Rachel Smalley: How have vehicles become weapons of war?

Author
Rachel Smalley,
Publish Date
Fri, 24 Mar 2017, 7:04AM

It happens after a terrorist attack, doesn’t it?

The identities of those who died begin to emerge and instead of talking about the number of dead, we learn their names, we see their faces and we learn a little bit about their lives.

This morning when I woke up, I saw the first image online. The face of a woman. The first confirmed death. She had warm eyes and a pretty smile. And as I read through the first paragraph of the story, the first paragraph which told me her name was Aysha Frade, I kept reading hoping that what I thought was probably the case, wasn’t.

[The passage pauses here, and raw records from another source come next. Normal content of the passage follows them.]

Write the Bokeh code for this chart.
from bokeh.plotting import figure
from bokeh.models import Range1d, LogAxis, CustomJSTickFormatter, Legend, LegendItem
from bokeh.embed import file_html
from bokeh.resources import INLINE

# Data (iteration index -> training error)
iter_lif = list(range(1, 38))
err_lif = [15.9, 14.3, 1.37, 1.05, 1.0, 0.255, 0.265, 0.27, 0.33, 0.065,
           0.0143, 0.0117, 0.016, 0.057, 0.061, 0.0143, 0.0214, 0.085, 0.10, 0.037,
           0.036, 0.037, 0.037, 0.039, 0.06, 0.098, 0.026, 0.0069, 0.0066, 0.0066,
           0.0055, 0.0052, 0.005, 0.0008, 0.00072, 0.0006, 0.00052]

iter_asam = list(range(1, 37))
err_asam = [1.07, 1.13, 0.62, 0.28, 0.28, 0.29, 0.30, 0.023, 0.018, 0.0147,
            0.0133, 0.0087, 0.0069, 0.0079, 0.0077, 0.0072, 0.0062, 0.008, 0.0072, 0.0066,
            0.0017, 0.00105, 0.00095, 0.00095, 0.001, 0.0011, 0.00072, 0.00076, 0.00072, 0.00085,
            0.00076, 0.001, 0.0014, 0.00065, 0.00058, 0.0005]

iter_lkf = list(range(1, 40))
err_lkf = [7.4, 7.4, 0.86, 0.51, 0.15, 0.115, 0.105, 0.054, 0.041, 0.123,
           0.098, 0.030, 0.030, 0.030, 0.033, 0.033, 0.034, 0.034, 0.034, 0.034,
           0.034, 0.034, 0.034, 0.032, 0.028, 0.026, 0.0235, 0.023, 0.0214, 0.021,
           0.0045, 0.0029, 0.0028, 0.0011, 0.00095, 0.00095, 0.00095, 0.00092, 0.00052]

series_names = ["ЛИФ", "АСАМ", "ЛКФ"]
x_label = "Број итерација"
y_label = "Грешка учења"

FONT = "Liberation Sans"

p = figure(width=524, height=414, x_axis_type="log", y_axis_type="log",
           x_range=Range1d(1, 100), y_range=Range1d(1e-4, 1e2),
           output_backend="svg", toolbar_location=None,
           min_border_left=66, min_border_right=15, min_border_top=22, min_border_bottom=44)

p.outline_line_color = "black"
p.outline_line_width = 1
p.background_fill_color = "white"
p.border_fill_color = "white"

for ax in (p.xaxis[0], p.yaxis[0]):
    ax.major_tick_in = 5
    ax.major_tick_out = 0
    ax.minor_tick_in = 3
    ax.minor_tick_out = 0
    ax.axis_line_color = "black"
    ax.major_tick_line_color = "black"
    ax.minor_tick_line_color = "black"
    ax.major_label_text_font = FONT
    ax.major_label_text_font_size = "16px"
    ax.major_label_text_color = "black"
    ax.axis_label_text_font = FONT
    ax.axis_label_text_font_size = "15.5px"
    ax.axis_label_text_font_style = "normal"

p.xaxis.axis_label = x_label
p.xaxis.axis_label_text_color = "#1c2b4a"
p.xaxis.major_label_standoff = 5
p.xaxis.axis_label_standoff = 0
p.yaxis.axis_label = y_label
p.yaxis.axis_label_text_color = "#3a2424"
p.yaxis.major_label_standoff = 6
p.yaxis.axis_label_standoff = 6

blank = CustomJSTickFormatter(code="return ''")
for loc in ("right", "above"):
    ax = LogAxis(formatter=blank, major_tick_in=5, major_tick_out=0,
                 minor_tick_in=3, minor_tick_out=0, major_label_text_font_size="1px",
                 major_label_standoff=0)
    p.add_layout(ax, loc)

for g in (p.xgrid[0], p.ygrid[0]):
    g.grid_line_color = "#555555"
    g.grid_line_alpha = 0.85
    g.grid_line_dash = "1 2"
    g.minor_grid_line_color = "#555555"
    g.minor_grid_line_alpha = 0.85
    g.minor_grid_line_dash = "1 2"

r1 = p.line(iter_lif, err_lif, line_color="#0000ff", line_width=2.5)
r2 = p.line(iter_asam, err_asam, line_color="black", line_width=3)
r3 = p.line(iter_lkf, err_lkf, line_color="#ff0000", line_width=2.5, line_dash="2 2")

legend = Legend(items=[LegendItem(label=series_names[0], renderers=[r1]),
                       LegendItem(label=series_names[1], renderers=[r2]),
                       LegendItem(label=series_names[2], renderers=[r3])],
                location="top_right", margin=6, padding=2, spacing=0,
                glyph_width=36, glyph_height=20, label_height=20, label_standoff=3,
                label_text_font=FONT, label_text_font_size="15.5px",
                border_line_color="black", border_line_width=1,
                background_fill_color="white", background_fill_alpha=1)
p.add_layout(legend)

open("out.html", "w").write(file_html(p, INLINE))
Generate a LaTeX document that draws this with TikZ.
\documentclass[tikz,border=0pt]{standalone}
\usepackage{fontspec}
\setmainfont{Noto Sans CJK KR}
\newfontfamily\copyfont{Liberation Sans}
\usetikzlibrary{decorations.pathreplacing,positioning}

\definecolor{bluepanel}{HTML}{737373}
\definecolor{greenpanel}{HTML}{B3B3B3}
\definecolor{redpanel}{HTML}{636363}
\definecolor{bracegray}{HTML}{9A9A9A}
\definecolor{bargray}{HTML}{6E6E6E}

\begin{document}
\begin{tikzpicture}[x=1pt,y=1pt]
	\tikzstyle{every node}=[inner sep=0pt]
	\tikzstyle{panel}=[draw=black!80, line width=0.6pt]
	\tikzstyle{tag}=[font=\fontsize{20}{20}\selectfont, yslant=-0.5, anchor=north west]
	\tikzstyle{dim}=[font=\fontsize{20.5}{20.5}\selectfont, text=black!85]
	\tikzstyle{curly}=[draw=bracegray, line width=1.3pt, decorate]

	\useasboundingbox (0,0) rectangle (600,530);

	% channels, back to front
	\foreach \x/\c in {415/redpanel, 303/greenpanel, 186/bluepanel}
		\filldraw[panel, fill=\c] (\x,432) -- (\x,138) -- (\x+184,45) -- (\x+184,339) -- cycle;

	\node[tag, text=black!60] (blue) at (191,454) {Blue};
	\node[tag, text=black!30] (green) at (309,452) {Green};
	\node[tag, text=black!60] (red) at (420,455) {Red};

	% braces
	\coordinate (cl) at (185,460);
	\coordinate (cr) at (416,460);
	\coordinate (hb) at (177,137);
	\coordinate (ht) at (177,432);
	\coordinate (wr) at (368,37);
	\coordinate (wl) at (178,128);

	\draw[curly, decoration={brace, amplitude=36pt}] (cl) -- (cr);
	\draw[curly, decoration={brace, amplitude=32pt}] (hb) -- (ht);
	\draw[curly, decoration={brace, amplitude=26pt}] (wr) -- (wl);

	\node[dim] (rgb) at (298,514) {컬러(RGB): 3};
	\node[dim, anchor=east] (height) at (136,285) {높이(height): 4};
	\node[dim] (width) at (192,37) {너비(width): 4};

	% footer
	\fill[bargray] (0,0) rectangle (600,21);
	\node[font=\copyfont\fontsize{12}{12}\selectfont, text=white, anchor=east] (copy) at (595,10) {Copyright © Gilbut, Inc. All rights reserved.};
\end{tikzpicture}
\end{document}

But there it was. Aysha was a mother of two. She’d left work as a Spanish teacher at a college yesterday afternoon and was crossing Westminster Bridge to collect her two young daughters from school. She never arrived. Her daughters will never see her again. She was hit by the SUV and died from her traumatic injuries on Westminster Bridge.

She was like so many of us. A busy mum juggling work and family and going about her business in London, and then suddenly she’s dead. I doubt Aysha’s ever been to Iraq, the birthplace of the ISIS ideology that overnight claimed responsibility for her death.

Like me, she probably sheltered her children from conversations about terrorism and ISIS. They’re too young. But they’ll know now. And they’ll carry that with them for life. ISIS. The group that killed their mother. 

And while I was writing this, an alert flashed up on my phone. It was from CNN. Belgian police had just intercepted a car as it sped towards a busy shopping street.

How is that cars have become a weapon of war? ISIS has lost valuable ground in the Middle East. Why haven’t we seen the trademark killing of hostages in orange overalls? They no longer have any Western hostages.

And so their chief weapon of war has become these lone-wolf attacks. The truck in Germany that crashed into a Christmas market killing 12, the truck in Nice that was driven into the Bastille Day Parade killing 86, and now this on Westminster Bridge.

Aysha, as she quietly walked across Westminster Bridge would have had no idea what was coming. She was probably looking forward to seeing her daughters and mulling over what she’d have for dinner that night, and seconds later she was a fatality. The victim of a rabid ideology. It’s so hard to grasp the randomness of it.

The former head of London’s counter-terrorism operation has described the threat to Western life as “complex, diverse and one that we’ve not seen before.”

It’s there as we go about our every day lives. And there is nothing any of us can do about it.